Segundo a doutrina, competência material da Justiça do Trabalho, sob a égide da Constituição Federal de 1988, passou a ser sustentada por três pilares: o princípio da competência original ou específica, que consiste na competência de processar e julgar ações oriundas da relação de trabalho; o princípio da competência derivada ou decorrente, relativa à competência para processar e julgar outros conflitos decorrentes da relação de trabalho; e o princípio da competência executória das próprias sentenças.
Entendida a importância da análise do art. 114 para o que se entende por “direito constitucional do trabalho”, é válido introduzir o inciso que virá a ser analisado: as ações que envolvam exercício do direito de greve (art. 114, inciso II, da CF).
A greve é, por excelência, um mecanismo de autotutela que o empregado tem a seu favor contra o empregador, em tentativa de diminuir sua hipossuficiência.[1] De acordo com Lei n.º 7.783/89, tal instituto consiste em uma paralisação coletiva, pacífica e temporária, por parte dos empregados, em busca de melhorias nas condições de trabalho.
Consoante a lei de regência, impende destacar que o direito de greve deve ser exercido dentro de determinados limites legais, sob pena de ser declarada abusiva a greve pelo Poder Judiciário. Como algumas de tais limitações, cita-se, por exemplo, o não impedimento de acesso de terceiros, alheios à greve, ao local de trabalho e a não depreciação do patrimônio do empregador.
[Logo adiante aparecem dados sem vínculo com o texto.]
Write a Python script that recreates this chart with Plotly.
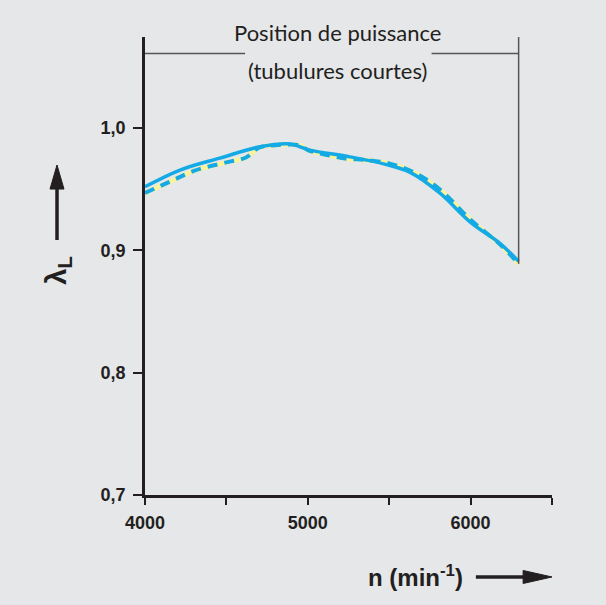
import plotly.graph_objects as go

# ---- data ----
rpm_solid = [4000, 4215, 4460, 4706, 4890, 5012, 5258, 5472, 5626, 5810, 6000, 6178, 6295]
lam_solid = [0.952, 0.9657, 0.9755, 0.9847, 0.987, 0.982, 0.9765, 0.9706, 0.964, 0.947, 0.923, 0.906, 0.891]

rpm_dash = [4000, 4150, 4300, 4500, 4620, 4700, 4800, 4950, 5000, 5117, 5240, 5350, 5503, 5650, 5810, 6000, 6180, 6295]
lam_dash = [0.947, 0.956, 0.965, 0.972, 0.976, 0.984, 0.986, 0.986, 0.982, 0.978, 0.975, 0.974, 0.971, 0.964, 0.950, 0.925, 0.905, 0.889]

y_ticks = [0.7, 0.8, 0.9, 1.0]
y_ticklabels = ["0,7", "0,8", "0,9", "1,0"]
x_ticks = [4000, 5000, 6000]
x_ticklabels = ["4000", "5000", "6000"]
x_minor_ticks = [4500, 5500, 6500]

bracket_start = 4000
bracket_end = 6295
bracket_level = 1.061
bracket_gap = [4615, 5760]
title_top = "Position de puissance"
title_bottom = "(tubulures courtes)"

BG = "#e6e7e9"
CYAN = "#13aae6"
YELLOW = "#fbf39a"
INK = "#231f20"
Y_MIN, Y_MAX = 0.7, 1.0745

fig = go.Figure()
fig.add_trace(go.Scatter(x=rpm_dash, y=lam_dash, mode="lines",
                         line=dict(color=YELLOW, width=4.5, shape="spline"),
                         hoverinfo="skip", showlegend=False))
fig.add_trace(go.Scatter(x=rpm_dash, y=lam_dash, mode="lines",
                         line=dict(color=CYAN, width=4, dash="10px,7px", shape="spline"),
                         showlegend=False))
fig.add_trace(go.Scatter(x=rpm_solid, y=lam_solid, mode="lines",
                         line=dict(color=CYAN, width=3.5, shape="spline"),
                         showlegend=False))

# bracket lines
fig.add_shape(type="line", xref="x", yref="y", x0=bracket_start, x1=bracket_gap[0],
              y0=bracket_level, y1=bracket_level, line=dict(color="#555555", width=1.5))
fig.add_shape(type="line", xref="x", yref="y", x0=bracket_gap[1], x1=bracket_end,
              y0=bracket_level, y1=bracket_level, line=dict(color="#555555", width=1.5))
fig.add_shape(type="line", xref="x", yref="paper", x0=bracket_end, x1=bracket_end,
              y0=(lam_dash[-1] - Y_MIN) / (Y_MAX - Y_MIN), y1=1,
              line=dict(color="#555555", width=1.5))

txt_font = dict(family="Lato, 'Open Sans', sans-serif", size=22, color=INK)
mid_x = 5185
fig.add_annotation(x=mid_x, y=bracket_level, xref="x", yref="y", text=title_top,
                   showarrow=False, yshift=21, font=txt_font)
fig.add_annotation(x=mid_x, y=bracket_level, xref="x", yref="y", text=title_bottom,
                   showarrow=False, yshift=-17, font=txt_font)

bold = dict(family="'Liberation Sans', Arial, sans-serif", size=18, color=INK, weight="bold")

# y-axis label
fig.add_annotation(x=-0.216, y=0.49, xref="paper", yref="paper", xanchor="center", yanchor="middle",
                   text="<b>λ<sub>L</sub></b>", textangle=-90, showarrow=False,
                   font=dict(family="'Liberation Sans', Arial, sans-serif", size=29, color=INK))
# y arrow (line + head)
ax_x = -0.2162
fig.add_shape(type="line", xref="paper", yref="paper", x0=ax_x, x1=ax_x, y0=0.5568, y1=0.675,
              line=dict(color=INK, width=3.5))
fig.add_shape(type="path", xref="paper", yref="paper",
              path=f"M {ax_x-0.0172} 0.668 L {ax_x+0.0172} 0.668 L {ax_x} 0.7205 Z",
              fillcolor=INK, line=dict(color=INK, width=1))

# x-axis label
fig.add_annotation(x=(415 - 145) / 407, y=-0.176, xref="paper", yref="paper",
                   xanchor="center", yanchor="middle",
                   text="<b>n (min<sup>-1</sup>)</b>", showarrow=False,
                   font=dict(family="'Liberation Sans', Arial, sans-serif", size=24, color=INK))
# x arrow (line + head)
ay_y = -0.179
fig.add_shape(type="line", xref="paper", yref="paper", x0=0.813, x1=0.935, y0=ay_y, y1=ay_y,
              line=dict(color=INK, width=3.5))
fig.add_shape(type="path", xref="paper", yref="paper",
              path=f"M 0.929 {ay_y-0.0142} L 0.929 {ay_y+0.0142} L 1.0 {ay_y} Z",
              fillcolor=INK, line=dict(color=INK, width=1))

fig.update_layout(
    width=606, height=605,
    margin=dict(l=145, r=54, t=37, b=110),
    paper_bgcolor=BG, plot_bgcolor=BG,
    showlegend=False,
    xaxis=dict(range=[4000, 6500], tickvals=x_ticks, ticktext=x_ticklabels,
               showgrid=False, zeroline=False, showline=True, linecolor=INK, linewidth=2.5,
               ticks="outside", ticklen=7, tickwidth=2, tickcolor=INK,
               tickfont=bold, ticklabelstandoff=3,
               minor=dict(tickvals=x_minor_ticks, ticks="outside", ticklen=7, tickwidth=2,
                          tickcolor=INK, showgrid=False)),
    yaxis=dict(range=[Y_MIN, Y_MAX], tickvals=y_ticks, ticktext=y_ticklabels,
               showgrid=False, zeroline=False, showline=True, linecolor=INK, linewidth=2.5,
               ticks="outside", ticklen=9, tickwidth=2, tickcolor=INK,
               tickfont=bold, ticklabelstandoff=4),
)

fig.write_html("out.html", config={"displayModeBar": False},
               post_script="document.body.style.margin='0';document.body.style.background='#e6e7e9';")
Nesse contexto, podem ser propostas ações judiciais anteriores, concomitantes ou posteriores à deflagração da greve, a exemplo, das demandas para assegurar o próprio exercício do direito ou reparar os danos causados pela greve.[2] Em todos os casos, a competência para julgar e processar o feito será da Justiça do Trabalho, com fundamento no art. 114, II, da CF.
A controvérsia, porém, exsurge nos casos em que a situação fática abarca tanto o exercício do direito de greve quanto outros institutos jurídicos afetos a diversos ramos do direito. Em tais situações, a doutrina e a jurisprudência muito discutem a respeito da competência – se da justiça especializada do trabalho ou da comum – para julgamento da causa, o que restará ilustrado a partir das situações de proteção da posse e da greve realizada por servidores públicos civis.
2.2. Ações possessórias que envolvam o exercício do direito de greve
Tradicionalmente, é aceita a propositura de ações possessórias na Justiça do Trabalho nos casos em que diretamente derivadas do contrato de trabalho, a exemplo das lides envolvendo moradia provida pelo empregador ou nos casos de salário in natura.
No caso do direito de greve, imprescindível considerar tal fenômeno como um fato trabalhista e social, de modo a envolver não apenas as partes grevistas, mas também terceiros direta ou indiretamente afetados.[3] Nesse contexto, a competência para o julgamento de ações possessórias decorrentes do exercício do direito de greve passa a ser questionada, sendo possível a defesa da competência da Justiça do Trabalho no caso de interpretação ampla do art. 114, II, da CF, ou para a Justiça de Comum, se entendido tal dispositivo em termos estritos.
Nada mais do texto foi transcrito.